Thousands of Russian troops may be trapped after a rapid-fire Ukrainian counter-attack fought to encircle key strategic city on the very day Putin claims to be annexing it.
Moscow planned to celebrated the annexation of huge swathes of Eastern Ukraine Friday but Putin’s party was wrecked by a lightning counter-attack that may have trapped thousands of his men in a key city supposedly now part of Russia.Ukrainian sources claimed that the strategic city of Lyman, which has served as a Russian military hub in Donetsk, has been encircled and supply lines cut. “Lyman! The operation to encircle the Russian group is at the stage of completion,” said Ukrainian lawmaker Oleksiy Goncharenko on Friday.
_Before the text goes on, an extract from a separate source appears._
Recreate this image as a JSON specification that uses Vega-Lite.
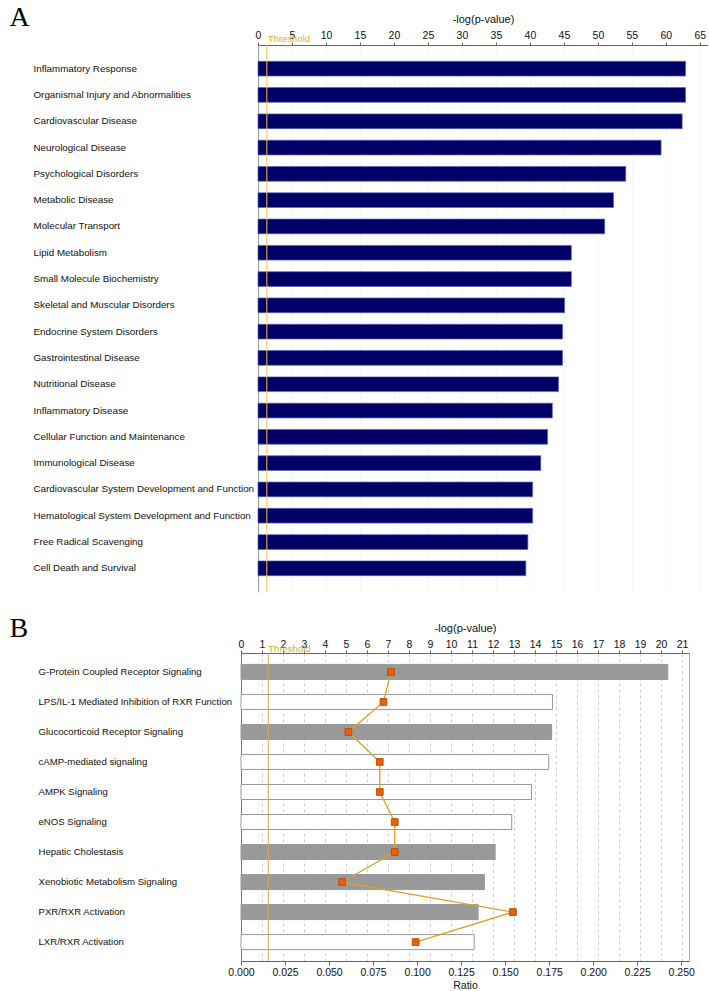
{
  "$schema": "https://vega.github.io/schema/vega-lite/v6.json",
  "background": "white",
  "padding": {"left": 8, "top": 3, "right": 0, "bottom": 0},
  "spacing": 20,
  "config": {
    "font": "Liberation Sans",
    "view": {"stroke": "#aaaaaa"},
    "axis": {"labelFont": "Liberation Sans", "titleFont": "Liberation Sans", "labelColor": "#111111", "titleColor": "#111111", "titleFontWeight": "normal"}
  },
  "vconcat": [
    {
      "width": 467,
      "height": 547,
      "view": {"stroke": null},
      "data": {"values": [
        {"category": "Inflammatory Response", "value": 62.9},
        {"category": "Organismal Injury and Abnormalities", "value": 62.9},
        {"category": "Cardiovascular Disease", "value": 62.4},
        {"category": "Neurological Disease", "value": 59.3},
        {"category": "Psychological Disorders", "value": 54.1},
        {"category": "Metabolic Disease", "value": 52.3},
        {"category": "Molecular Transport", "value": 51.0},
        {"category": "Lipid Metabolism", "value": 46.1},
        {"category": "Small Molecule Biochemistry", "value": 46.1},
        {"category": "Skeletal and Muscular Disorders", "value": 45.1},
        {"category": "Endocrine System Disorders", "value": 44.8},
        {"category": "Gastrointestinal Disease", "value": 44.8},
        {"category": "Nutritional Disease", "value": 44.2},
        {"category": "Inflammatory Disease", "value": 43.3},
        {"category": "Cellular Function and Maintenance", "value": 42.6},
        {"category": "Immunological Disease", "value": 41.6},
        {"category": "Cardiovascular System Development and Function", "value": 40.4},
        {"category": "Hematological System Development and Function", "value": 40.4},
        {"category": "Free Radical Scavenging", "value": 39.7},
        {"category": "Cell Death and Survival", "value": 39.4}
      ]},
      "layer": [
        {
          "mark": {"type": "bar", "fill": "#000066", "stroke": "#5565c0", "strokeWidth": 0.7},
          "encoding": {
            "y": {"field": "category", "type": "nominal", "sort": null,
              "scale": {"paddingInner": 0.44, "paddingOuter": 0.62},
              "axis": {"title": "A", "titleFont": "Liberation Serif", "titleFontSize": 28, "titleFontWeight": "normal", "titleColor": "#000000", "titleAngle": 0, "titleAlign": "left", "titleBaseline": "alphabetic", "titleX": -232, "titleY": -19.5, "orient": "left", "labelAlign": "left", "labelPadding": 208, "ticks": false, "domain": false, "labelFontSize": 9.8, "labelLimit": 300}},
            "x": {"field": "value", "type": "quantitative",
              "scale": {"domain": [0, 66.2], "range": [17, 467], "nice": false},
              "axis": {"orient": "top", "title": "-log(p-value)", "values": [0, 5, 10, 15, 20, 25, 30, 35, 40, 45, 50, 55, 60, 65, 66.2], "labelExpr": "datum.value > 66 ? '' : datum.label", "grid": true, "gridColor": {"condition": {"test": "datum.value == 0 || datum.value > 66", "value": "#999999"}, "value": "#dddddd"}, "gridDash": {"condition": {"test": "datum.value == 0 || datum.value > 66", "value": []}, "value": [1, 3]}, "tickOpacity": {"condition": {"test": "datum.value > 66", "value": 0}, "value": 1}, "tickSize": 3, "labelPadding": 2, "labelFontSize": 10.5, "labelOverlap": false, "titleFontSize": 11, "titlePadding": 6, "domainColor": "#666666", "tickColor": "#666666", "labelFlush": false}}
          }
        },
        {
          "data": {"values": [{"value": 1.3, "label": "Threshold"}]},
          "mark": {"type": "rule", "color": "#f5c842", "strokeWidth": 1},
          "encoding": {"x": {"field": "value", "type": "quantitative",
              "axis": {"orient": "top", "title": "-log(p-value)", "values": [0, 5, 10, 15, 20, 25, 30, 35, 40, 45, 50, 55, 60, 65, 66.2], "labelExpr": "datum.value > 66 ? '' : datum.label", "grid": true, "gridColor": {"condition": {"test": "datum.value == 0 || datum.value > 66", "value": "#999999"}, "value": "#dddddd"}, "gridDash": {"condition": {"test": "datum.value == 0 || datum.value > 66", "value": []}, "value": [1, 3]}, "tickOpacity": {"condition": {"test": "datum.value > 66", "value": 0}, "value": 1}, "tickSize": 3, "labelPadding": 2, "labelFontSize": 10.5, "labelOverlap": false, "titleFontSize": 11, "titlePadding": 6, "domainColor": "#666666", "tickColor": "#666666", "labelFlush": false}}}
        },
        {
          "data": {"values": [{"value": 1.3, "label": "Threshold"}]},
          "mark": {"type": "text", "color": "#f0b000", "fontSize": 9.5, "align": "left", "baseline": "alphabetic", "dx": 1, "y": -3.5},
          "encoding": {"x": {"field": "value", "type": "quantitative",
              "axis": {"orient": "top", "title": "-log(p-value)", "values": [0, 5, 10, 15, 20, 25, 30, 35, 40, 45, 50, 55, 60, 65, 66.2], "labelExpr": "datum.value > 66 ? '' : datum.label", "grid": true, "gridColor": {"condition": {"test": "datum.value == 0 || datum.value > 66", "value": "#999999"}, "value": "#dddddd"}, "gridDash": {"condition": {"test": "datum.value == 0 || datum.value > 66", "value": []}, "value": [1, 3]}, "tickOpacity": {"condition": {"test": "datum.value > 66", "value": 0}, "value": 1}, "tickSize": 3, "labelPadding": 2, "labelFontSize": 10.5, "labelOverlap": false, "titleFontSize": 11, "titlePadding": 6, "domainColor": "#666666", "tickColor": "#666666", "labelFlush": false}}, "text": {"field": "label"}}
        }
      ]
    },
    {
      "width": 448,
      "height": 308,
      "data": {"values": [
        {"pathway": "G-Protein Coupled Receptor Signaling", "neglog": 20.32, "ratio": 0.0852, "type": "filled"},
        {"pathway": "LPS/IL-1 Mediated Inhibition of RXR Function", "neglog": 14.83, "ratio": 0.0809, "type": "open"},
        {"pathway": "Glucocorticoid Receptor Signaling", "neglog": 14.79, "ratio": 0.061, "type": "filled"},
        {"pathway": "cAMP-mediated signaling", "neglog": 14.65, "ratio": 0.0788, "type": "open"},
        {"pathway": "AMPK Signaling", "neglog": 13.83, "ratio": 0.0788, "type": "open"},
        {"pathway": "eNOS Signaling", "neglog": 12.89, "ratio": 0.0873, "type": "open"},
        {"pathway": "Hepatic Cholestasis", "neglog": 12.1, "ratio": 0.0873, "type": "filled"},
        {"pathway": "Xenobiotic Metabolism Signaling", "neglog": 11.59, "ratio": 0.0574, "type": "filled"},
        {"pathway": "PXR/RXR Activation", "neglog": 11.29, "ratio": 0.1544, "type": "filled"},
        {"pathway": "LXR/RXR Activation", "neglog": 11.1, "ratio": 0.0992, "type": "open"}
      ]},
      "resolve": {"scale": {"x": "independent"}},
      "layer": [
        {
          "layer": [
            {
              "mark": {"type": "bar", "stroke": "#999999", "strokeWidth": 1},
              "encoding": {
                "y": {"field": "pathway", "type": "nominal", "sort": null,
                  "scale": {"paddingInner": 0.5, "paddingOuter": 0.38},
                  "axis": {"title": "B", "titleFont": "Liberation Serif", "titleFontSize": 28, "titleFontWeight": "normal", "titleColor": "#000000", "titleAngle": 0, "titleAlign": "left", "titleBaseline": "alphabetic", "titleX": -232, "titleY": -17, "orient": "left", "labelAlign": "left", "labelPadding": 203, "ticks": false, "labelFontSize": 9.6, "domainColor": "#777777", "labelLimit": 300}},
                "x": {"field": "neglog", "type": "quantitative",
                  "scale": {"domain": [0, 21.33], "nice": false},
                  "axis": {"orient": "top", "title": "-log(p-value)", "values": [0, 1, 2, 3, 4, 5, 6, 7, 8, 9, 10, 11, 12, 13, 14, 15, 16, 17, 18, 19, 20, 21], "grid": true, "gridColor": "#cccccc", "gridDash": [3, 3], "tickSize": 3, "labelPadding": 1, "labelFontSize": 10.5, "labelOverlap": false, "titleFontSize": 11, "titlePadding": 6, "domainColor": "#666666", "tickColor": "#666666", "labelFlush": false}},
                "fill": {"field": "type", "type": "nominal", "scale": {"domain": ["filled", "open"], "range": ["#999999", "#ffffff"]}, "legend": null}
              }
            },
            {
              "data": {"values": [{"neglog": 1.3, "label": "Threshold"}]},
              "mark": {"type": "rule", "color": "#d9a060", "strokeWidth": 1},
              "encoding": {"x": {"field": "neglog", "type": "quantitative",
                  "axis": {"orient": "top", "title": "-log(p-value)", "values": [0, 1, 2, 3, 4, 5, 6, 7, 8, 9, 10, 11, 12, 13, 14, 15, 16, 17, 18, 19, 20, 21], "grid": true, "gridColor": "#cccccc", "gridDash": [3, 3], "tickSize": 3, "labelPadding": 1, "labelFontSize": 10.5, "labelOverlap": false, "titleFontSize": 11, "titlePadding": 6, "domainColor": "#666666", "tickColor": "#666666", "labelFlush": false}}}
            },
            {
              "data": {"values": [{"neglog": 1.3, "label": "Threshold"}]},
              "mark": {"type": "text", "color": "#d8b020", "fontSize": 9.5, "align": "left", "baseline": "alphabetic", "dx": 0, "y": -1.5},
              "encoding": {"x": {"field": "neglog", "type": "quantitative",
                  "axis": {"orient": "top", "title": "-log(p-value)", "values": [0, 1, 2, 3, 4, 5, 6, 7, 8, 9, 10, 11, 12, 13, 14, 15, 16, 17, 18, 19, 20, 21], "grid": true, "gridColor": "#cccccc", "gridDash": [3, 3], "tickSize": 3, "labelPadding": 1, "labelFontSize": 10.5, "labelOverlap": false, "titleFontSize": 11, "titlePadding": 6, "domainColor": "#666666", "tickColor": "#666666", "labelFlush": false}}, "text": {"field": "label"}}
            }
          ]
        },
        {
          "layer": [
            {
              "mark": {"type": "line", "color": "#e0a020", "strokeWidth": 1.3},
              "encoding": {
                "x": {"field": "ratio", "type": "quantitative",
                  "scale": {"domain": [0, 0.2544], "nice": false},
                  "axis": {"orient": "bottom", "title": "Ratio", "values": [0, 0.025, 0.05, 0.075, 0.1, 0.125, 0.15, 0.175, 0.2, 0.225, 0.25], "format": ".3f", "grid": false, "tickSize": 4, "labelPadding": 2, "labelFontSize": 10.5, "labelOverlap": false, "titleFontSize": 10.5, "titlePadding": 3, "domainColor": "#666666", "tickColor": "#666666", "labelFlush": false}},
                "y": {"field": "pathway", "type": "nominal", "sort": null},
                "order": {"value": null}
              }
            },
            {
              "mark": {"type": "point", "shape": "square", "filled": true, "fill": "#e8600a", "stroke": "#c04f00", "strokeWidth": 1, "size": 45, "opacity": 1},
              "encoding": {
                "x": {"field": "ratio", "type": "quantitative",
                  "axis": {"orient": "bottom", "title": "Ratio", "values": [0, 0.025, 0.05, 0.075, 0.1, 0.125, 0.15, 0.175, 0.2, 0.225, 0.25], "format": ".3f", "grid": false, "tickSize": 4, "labelPadding": 2, "labelFontSize": 10.5, "labelOverlap": false, "titleFontSize": 10.5, "titlePadding": 3, "domainColor": "#666666", "tickColor": "#666666", "labelFlush": false}},
                "y": {"field": "pathway", "type": "nominal", "sort": null}
              }
            }
          ]
        }
      ]
    }
  ]
}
The claim could not be independently verified but, if confirmed, it would be one of the most serious Russian military losses of the war so far.
Pro-Kremlin forces have conceded that the Ukrainians have made major gains in the region and are close to cutting off the Russian staging post in northern Donetsk, which has been under Russian control since July.
Ukraine said earlier in the week they had made deep gains in the stronghold and were close to taking back the territory—despite the Russian president’s claims that the region now belonged to an enlarged Russia.
The humiliation for Moscow will continue to raise speculation that Putin could decide to lash out, in new, more brutal ways.
Russian state television political editor Maxim Yusin warned that Putin intended to push the button on a nuclear attack in the “coming days or weeks,” adding that people should “have fun because it would be a shame to live out the remaining time with pessimism.”
Military analysts say the recapture of Lyman could bolster morale and push the Ukrainian military to move to Luhansk province, which is the heart of the industrial region of the Donbas that Putin plans to annex after a bogus ballot referendum, which Western intelligence sources say was mostly held at gunpoint.
Ukraine’s military outlined a large-scale counter attack. “If Lyman falls, our forces can… cut the main supply corridor to Russian troops in Severodonetsk and Lysychansk [in Luhansk],” Ukraine's military General Staff said on Telegram.
The British Ministry of Defense (MoD) said the gains came at the same time as a monumental supply issue for the Russians. “Medical provision for Russian combat troops in Ukraine is probably growing worse,” the MoD said Friday in its weekly war assessment bulletin. “Some newly mobilized Russian reservists have been ordered to source their own combat first aid supplies, with the advice that female sanitary products are a cost-effective solution.”
Among the other issues appears to be theft, with some new soldiers using zip ties to secure tourniquet supplies, rather than the standard Velcro attachments, which make them easier to steal. “This is almost certain to hamper or render impossible the timely application of tourniquet care in the case of catastrophic bleeding on the battlefield,” the MoD statement claims. “Russian troops’ lack of confidence in sufficient medical provision is almost certainly contributing to a declining state of morale and a lack of willingness to undertake offensive operations in many units in Ukraine.”
The British military also suggests that more Russians have escaped across the border than actually fought in the war so far after a mandatory draft was instated. “The better off and well educated are over-represented among those attempting to leave Russia,” they said. “When combined with those reservists who are being mobilized, the domestic economic impact of reduced availability of labor and the acceleration of ‘brain drain’ is likely to become increasingly significant.”